── INPUT FOR THIS TASK ──
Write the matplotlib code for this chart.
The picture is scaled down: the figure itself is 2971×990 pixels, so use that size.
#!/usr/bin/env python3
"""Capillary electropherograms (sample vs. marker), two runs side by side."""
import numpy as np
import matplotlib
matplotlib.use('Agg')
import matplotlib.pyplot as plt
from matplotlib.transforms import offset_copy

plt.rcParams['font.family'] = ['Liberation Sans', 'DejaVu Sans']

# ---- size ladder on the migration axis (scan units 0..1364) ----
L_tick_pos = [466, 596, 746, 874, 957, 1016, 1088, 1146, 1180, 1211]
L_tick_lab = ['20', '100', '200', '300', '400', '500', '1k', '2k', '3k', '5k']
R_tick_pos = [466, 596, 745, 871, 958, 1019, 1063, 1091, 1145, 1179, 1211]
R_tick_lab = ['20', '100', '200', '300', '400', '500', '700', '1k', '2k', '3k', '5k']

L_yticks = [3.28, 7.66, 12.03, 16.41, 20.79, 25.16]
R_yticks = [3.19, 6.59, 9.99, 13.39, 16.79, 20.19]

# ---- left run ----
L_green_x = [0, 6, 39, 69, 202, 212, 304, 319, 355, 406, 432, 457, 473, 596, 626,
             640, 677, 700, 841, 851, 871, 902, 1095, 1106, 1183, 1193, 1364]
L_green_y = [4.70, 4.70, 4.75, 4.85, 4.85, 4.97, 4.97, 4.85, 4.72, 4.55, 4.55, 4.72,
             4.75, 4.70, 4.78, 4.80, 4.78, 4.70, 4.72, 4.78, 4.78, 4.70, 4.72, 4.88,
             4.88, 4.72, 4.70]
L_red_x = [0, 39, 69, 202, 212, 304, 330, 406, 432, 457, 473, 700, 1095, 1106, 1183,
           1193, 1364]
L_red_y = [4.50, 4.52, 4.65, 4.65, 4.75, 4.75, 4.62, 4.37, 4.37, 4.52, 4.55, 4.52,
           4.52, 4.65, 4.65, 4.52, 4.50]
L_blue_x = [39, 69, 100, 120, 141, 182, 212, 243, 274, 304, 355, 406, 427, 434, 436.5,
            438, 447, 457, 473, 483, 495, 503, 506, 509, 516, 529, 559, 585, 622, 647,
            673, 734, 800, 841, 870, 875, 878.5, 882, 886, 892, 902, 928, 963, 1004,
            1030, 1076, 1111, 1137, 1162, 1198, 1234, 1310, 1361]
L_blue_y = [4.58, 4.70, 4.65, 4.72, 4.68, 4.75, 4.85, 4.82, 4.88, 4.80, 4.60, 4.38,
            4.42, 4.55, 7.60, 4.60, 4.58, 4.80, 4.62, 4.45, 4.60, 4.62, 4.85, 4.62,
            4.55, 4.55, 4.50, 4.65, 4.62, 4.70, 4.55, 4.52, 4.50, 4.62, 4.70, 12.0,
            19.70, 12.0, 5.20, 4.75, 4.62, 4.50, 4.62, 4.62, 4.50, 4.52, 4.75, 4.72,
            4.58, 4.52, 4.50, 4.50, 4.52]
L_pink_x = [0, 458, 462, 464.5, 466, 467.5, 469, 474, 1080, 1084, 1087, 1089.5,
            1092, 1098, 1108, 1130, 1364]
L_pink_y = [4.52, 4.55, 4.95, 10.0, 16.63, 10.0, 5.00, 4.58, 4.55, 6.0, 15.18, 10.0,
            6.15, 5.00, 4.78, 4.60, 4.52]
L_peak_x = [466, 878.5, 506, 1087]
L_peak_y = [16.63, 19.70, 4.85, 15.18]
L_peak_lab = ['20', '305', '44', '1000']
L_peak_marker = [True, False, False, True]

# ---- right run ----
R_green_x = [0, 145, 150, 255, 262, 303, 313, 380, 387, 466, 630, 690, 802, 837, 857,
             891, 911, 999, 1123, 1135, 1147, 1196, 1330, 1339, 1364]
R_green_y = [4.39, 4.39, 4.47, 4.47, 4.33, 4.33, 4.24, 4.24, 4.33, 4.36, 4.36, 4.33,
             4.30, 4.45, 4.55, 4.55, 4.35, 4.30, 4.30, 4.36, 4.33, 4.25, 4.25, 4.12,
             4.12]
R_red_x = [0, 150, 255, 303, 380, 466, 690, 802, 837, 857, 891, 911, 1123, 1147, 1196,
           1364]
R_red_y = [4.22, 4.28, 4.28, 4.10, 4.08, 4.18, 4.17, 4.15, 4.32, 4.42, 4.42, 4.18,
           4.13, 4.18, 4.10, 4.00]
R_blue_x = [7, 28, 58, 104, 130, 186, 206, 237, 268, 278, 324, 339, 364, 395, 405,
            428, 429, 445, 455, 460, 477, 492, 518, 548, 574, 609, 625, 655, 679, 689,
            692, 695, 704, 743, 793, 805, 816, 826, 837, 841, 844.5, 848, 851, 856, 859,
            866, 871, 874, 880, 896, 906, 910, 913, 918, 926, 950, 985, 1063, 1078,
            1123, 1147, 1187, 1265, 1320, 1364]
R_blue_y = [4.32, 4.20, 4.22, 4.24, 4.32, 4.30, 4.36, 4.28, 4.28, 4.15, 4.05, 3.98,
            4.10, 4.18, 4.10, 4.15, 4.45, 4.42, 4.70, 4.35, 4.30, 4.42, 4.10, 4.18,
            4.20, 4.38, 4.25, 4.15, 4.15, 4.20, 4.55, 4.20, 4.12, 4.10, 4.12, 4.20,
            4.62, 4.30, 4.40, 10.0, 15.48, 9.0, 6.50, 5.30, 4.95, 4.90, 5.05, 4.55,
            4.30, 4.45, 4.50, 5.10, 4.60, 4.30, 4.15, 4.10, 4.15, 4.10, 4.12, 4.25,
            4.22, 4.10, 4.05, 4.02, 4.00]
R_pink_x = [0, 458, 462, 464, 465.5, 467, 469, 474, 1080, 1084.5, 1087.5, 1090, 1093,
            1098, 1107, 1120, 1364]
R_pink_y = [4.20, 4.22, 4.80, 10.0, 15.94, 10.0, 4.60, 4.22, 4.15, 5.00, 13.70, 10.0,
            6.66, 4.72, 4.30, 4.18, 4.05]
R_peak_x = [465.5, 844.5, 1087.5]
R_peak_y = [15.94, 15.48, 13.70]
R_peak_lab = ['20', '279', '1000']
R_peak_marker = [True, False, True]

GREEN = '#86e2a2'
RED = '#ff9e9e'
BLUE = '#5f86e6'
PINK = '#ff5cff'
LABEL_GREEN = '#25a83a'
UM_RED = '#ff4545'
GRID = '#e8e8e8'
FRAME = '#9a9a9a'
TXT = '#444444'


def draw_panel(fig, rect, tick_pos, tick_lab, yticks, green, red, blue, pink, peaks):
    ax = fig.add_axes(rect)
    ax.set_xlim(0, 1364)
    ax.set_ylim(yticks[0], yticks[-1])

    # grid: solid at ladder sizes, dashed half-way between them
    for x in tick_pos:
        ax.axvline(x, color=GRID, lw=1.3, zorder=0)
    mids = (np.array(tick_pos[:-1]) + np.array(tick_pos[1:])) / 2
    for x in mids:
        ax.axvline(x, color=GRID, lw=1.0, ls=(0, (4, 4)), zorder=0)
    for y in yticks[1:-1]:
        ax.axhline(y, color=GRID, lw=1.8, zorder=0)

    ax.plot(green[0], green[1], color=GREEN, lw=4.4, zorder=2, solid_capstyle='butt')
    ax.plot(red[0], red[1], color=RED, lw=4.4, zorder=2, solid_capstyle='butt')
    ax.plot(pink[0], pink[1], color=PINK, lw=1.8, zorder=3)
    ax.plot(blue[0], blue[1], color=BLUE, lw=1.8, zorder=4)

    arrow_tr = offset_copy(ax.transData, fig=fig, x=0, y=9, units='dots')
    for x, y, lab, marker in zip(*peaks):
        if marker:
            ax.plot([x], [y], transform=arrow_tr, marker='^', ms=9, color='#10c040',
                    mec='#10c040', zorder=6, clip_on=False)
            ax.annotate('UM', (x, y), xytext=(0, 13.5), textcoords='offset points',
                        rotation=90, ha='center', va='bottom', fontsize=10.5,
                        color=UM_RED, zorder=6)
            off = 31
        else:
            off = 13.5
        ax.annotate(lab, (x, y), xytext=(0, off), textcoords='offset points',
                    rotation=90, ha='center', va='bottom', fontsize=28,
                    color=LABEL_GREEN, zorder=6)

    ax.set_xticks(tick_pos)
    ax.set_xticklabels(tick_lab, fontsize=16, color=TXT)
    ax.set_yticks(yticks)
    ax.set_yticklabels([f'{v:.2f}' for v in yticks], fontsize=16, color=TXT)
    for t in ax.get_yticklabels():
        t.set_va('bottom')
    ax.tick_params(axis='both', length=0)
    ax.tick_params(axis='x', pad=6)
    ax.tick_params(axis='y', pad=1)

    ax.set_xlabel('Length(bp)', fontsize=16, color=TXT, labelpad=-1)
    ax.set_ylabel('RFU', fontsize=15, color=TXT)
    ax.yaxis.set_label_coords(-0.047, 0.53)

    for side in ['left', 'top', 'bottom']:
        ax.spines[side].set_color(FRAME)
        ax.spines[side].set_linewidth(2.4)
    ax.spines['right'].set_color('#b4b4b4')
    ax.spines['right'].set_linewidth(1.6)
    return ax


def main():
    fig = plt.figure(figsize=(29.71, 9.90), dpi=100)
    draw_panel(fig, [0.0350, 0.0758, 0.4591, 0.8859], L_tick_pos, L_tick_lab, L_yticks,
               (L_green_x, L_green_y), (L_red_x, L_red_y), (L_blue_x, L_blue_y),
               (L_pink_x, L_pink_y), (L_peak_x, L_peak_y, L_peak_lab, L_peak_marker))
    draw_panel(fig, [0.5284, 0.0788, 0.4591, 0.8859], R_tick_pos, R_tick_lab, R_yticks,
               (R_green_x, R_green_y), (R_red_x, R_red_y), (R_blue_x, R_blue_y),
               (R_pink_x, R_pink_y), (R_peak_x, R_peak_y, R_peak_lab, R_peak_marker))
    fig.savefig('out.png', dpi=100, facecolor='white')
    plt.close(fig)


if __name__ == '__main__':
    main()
───
── INPUT FOR THIS TASK ──
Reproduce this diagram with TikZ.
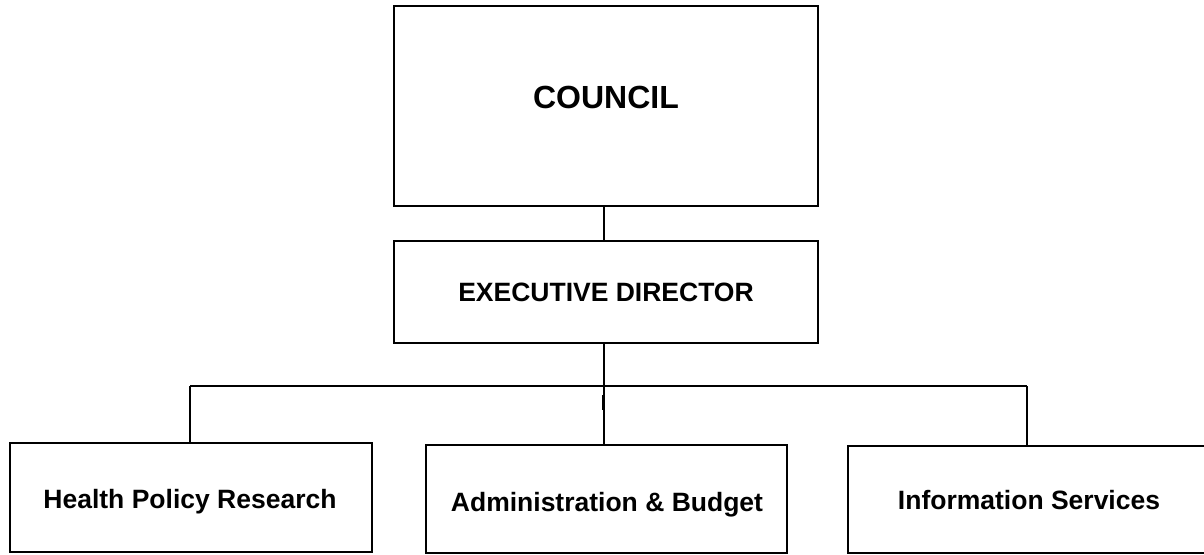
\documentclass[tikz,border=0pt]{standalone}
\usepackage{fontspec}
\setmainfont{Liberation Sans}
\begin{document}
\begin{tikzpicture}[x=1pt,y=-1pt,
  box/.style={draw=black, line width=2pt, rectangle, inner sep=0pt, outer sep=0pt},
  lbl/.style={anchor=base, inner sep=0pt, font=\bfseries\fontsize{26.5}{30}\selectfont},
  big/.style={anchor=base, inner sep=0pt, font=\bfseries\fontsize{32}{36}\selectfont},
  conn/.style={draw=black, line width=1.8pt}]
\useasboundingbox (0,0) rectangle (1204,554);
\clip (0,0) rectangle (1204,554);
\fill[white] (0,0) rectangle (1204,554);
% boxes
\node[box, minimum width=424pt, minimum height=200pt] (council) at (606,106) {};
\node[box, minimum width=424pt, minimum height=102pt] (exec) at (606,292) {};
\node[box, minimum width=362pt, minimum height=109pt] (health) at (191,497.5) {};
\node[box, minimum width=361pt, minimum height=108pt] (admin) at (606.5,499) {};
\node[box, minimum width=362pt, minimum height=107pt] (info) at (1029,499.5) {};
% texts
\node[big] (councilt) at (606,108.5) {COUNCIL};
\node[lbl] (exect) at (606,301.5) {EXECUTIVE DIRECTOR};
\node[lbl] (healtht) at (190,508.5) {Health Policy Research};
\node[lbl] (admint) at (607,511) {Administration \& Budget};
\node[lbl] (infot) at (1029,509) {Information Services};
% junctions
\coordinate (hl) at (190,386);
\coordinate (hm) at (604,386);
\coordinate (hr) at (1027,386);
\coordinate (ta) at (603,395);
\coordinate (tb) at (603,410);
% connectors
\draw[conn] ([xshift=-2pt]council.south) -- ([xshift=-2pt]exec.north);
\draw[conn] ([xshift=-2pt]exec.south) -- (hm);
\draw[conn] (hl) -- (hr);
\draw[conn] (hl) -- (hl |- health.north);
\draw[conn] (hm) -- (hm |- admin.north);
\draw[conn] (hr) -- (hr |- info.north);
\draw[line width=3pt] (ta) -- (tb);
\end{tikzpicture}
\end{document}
───
EXERCISE OBJECTIVE ▸ Copy the records above exactly, beginning at the line that contains "Write the matplotlib code for this chart." and stopping after the line that contains "R_yticks = [3.19, 6.59, 9.99, 13.39, 16.79, 20.19]".

TASK SOLUTION ▸
Write the matplotlib code for this chart.
The picture is scaled down: the figure itself is 2971×990 pixels, so use that size.
#!/usr/bin/env python3
"""Capillary electropherograms (sample vs. marker), two runs side by side."""
import numpy as np
import matplotlib
matplotlib.use('Agg')
import matplotlib.pyplot as plt
from matplotlib.transforms import offset_copy

plt.rcParams['font.family'] = ['Liberation Sans', 'DejaVu Sans']

# ---- size ladder on the migration axis (scan units 0..1364) ----
L_tick_pos = [466, 596, 746, 874, 957, 1016, 1088, 1146, 1180, 1211]
L_tick_lab = ['20', '100', '200', '300', '400', '500', '1k', '2k', '3k', '5k']
R_tick_pos = [466, 596, 745, 871, 958, 1019, 1063, 1091, 1145, 1179, 1211]
R_tick_lab = ['20', '100', '200', '300', '400', '500', '700', '1k', '2k', '3k', '5k']

L_yticks = [3.28, 7.66, 12.03, 16.41, 20.79, 25.16]
R_yticks = [3.19, 6.59, 9.99, 13.39, 16.79, 20.19]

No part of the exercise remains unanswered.